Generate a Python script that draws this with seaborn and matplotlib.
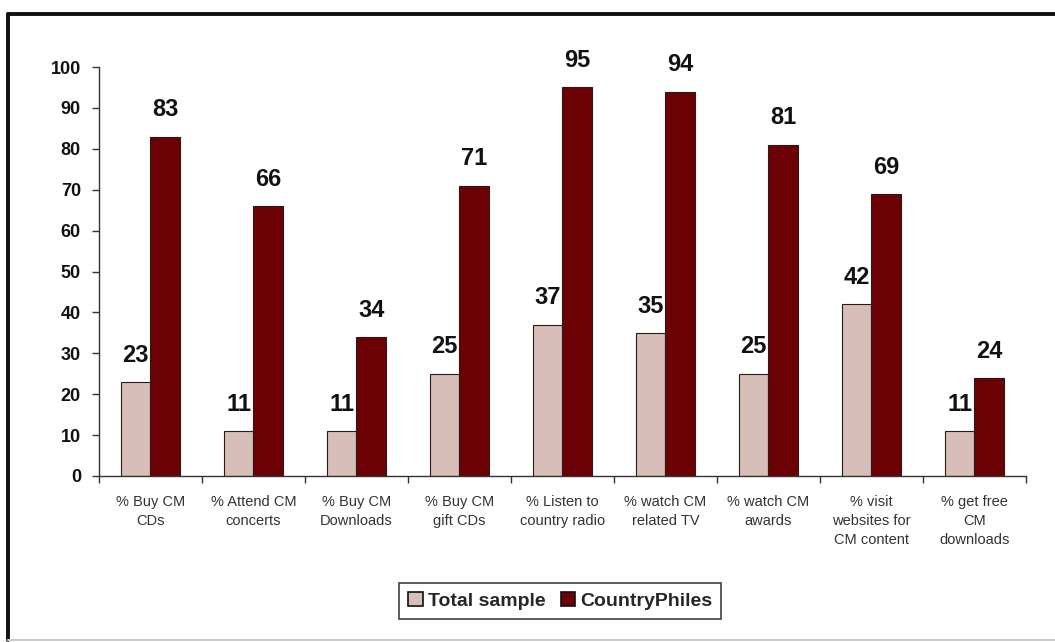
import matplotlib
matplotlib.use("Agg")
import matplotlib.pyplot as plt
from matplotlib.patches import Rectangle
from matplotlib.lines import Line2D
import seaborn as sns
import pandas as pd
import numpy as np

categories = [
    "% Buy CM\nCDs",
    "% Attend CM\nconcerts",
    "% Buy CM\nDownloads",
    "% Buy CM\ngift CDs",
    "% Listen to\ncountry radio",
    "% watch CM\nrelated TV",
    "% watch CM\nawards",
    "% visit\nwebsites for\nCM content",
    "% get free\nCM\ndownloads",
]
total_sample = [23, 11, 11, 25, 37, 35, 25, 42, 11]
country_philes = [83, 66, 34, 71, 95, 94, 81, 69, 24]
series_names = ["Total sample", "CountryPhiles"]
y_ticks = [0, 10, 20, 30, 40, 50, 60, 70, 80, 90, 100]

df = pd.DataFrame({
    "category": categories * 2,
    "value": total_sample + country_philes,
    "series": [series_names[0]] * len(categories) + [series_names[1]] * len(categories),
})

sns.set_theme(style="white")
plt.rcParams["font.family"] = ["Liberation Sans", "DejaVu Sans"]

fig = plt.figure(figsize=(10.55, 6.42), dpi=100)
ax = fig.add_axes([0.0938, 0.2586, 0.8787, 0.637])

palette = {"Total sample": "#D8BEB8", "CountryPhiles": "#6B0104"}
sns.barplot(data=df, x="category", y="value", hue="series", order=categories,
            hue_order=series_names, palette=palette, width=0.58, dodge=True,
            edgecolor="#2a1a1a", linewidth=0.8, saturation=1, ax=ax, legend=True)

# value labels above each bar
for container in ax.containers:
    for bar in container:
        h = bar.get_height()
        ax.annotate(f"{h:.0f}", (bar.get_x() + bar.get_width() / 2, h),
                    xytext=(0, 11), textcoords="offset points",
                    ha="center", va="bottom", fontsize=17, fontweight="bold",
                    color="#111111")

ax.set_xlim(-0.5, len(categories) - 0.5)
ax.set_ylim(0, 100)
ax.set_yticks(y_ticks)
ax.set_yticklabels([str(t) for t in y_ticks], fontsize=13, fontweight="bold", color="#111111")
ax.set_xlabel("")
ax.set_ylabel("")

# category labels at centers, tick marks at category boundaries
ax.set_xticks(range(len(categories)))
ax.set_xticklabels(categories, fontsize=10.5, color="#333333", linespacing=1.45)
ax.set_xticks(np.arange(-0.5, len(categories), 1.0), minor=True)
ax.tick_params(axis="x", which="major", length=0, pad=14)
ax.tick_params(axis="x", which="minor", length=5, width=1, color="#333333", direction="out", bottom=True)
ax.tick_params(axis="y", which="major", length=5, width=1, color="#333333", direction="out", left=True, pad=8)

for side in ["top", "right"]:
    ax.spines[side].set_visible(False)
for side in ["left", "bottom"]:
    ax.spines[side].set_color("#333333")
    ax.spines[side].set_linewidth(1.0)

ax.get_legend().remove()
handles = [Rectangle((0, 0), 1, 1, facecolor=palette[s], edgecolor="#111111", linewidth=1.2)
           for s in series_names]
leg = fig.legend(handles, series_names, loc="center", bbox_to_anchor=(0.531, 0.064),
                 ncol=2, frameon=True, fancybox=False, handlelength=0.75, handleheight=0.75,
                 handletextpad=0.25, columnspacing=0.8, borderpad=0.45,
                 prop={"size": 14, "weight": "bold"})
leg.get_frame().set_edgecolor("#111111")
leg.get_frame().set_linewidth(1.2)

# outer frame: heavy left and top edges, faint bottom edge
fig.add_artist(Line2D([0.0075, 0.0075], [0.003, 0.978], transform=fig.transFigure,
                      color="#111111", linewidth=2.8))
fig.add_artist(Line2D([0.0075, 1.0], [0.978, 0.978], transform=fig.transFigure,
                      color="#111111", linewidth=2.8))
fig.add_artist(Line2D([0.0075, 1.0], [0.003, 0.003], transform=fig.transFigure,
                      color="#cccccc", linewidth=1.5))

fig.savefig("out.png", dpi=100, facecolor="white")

_Short exercise_
Write out nothing but the lines from the start of the data through the line with "ax = fig.add_axes([0.0938, 0.2586, 0.8787, 0.637])". Leave out the pictures.

_Correct result_
Generate a Python script that draws this with seaborn and matplotlib.
import matplotlib
matplotlib.use("Agg")
import matplotlib.pyplot as plt
from matplotlib.patches import Rectangle
from matplotlib.lines import Line2D
import seaborn as sns
import pandas as pd
import numpy as np

categories = [
    "% Buy CM\nCDs",
    "% Attend CM\nconcerts",
    "% Buy CM\nDownloads",
    "% Buy CM\ngift CDs",
    "% Listen to\ncountry radio",
    "% watch CM\nrelated TV",
    "% watch CM\nawards",
    "% visit\nwebsites for\nCM content",
    "% get free\nCM\ndownloads",
]
total_sample = [23, 11, 11, 25, 37, 35, 25, 42, 11]
country_philes = [83, 66, 34, 71, 95, 94, 81, 69, 24]
series_names = ["Total sample", "CountryPhiles"]
y_ticks = [0, 10, 20, 30, 40, 50, 60, 70, 80, 90, 100]

df = pd.DataFrame({
    "category": categories * 2,
    "value": total_sample + country_philes,
    "series": [series_names[0]] * len(categories) + [series_names[1]] * len(categories),
})

sns.set_theme(style="white")
plt.rcParams["font.family"] = ["Liberation Sans", "DejaVu Sans"]

fig = plt.figure(figsize=(10.55, 6.42), dpi=100)
ax = fig.add_axes([0.0938, 0.2586, 0.8787, 0.637])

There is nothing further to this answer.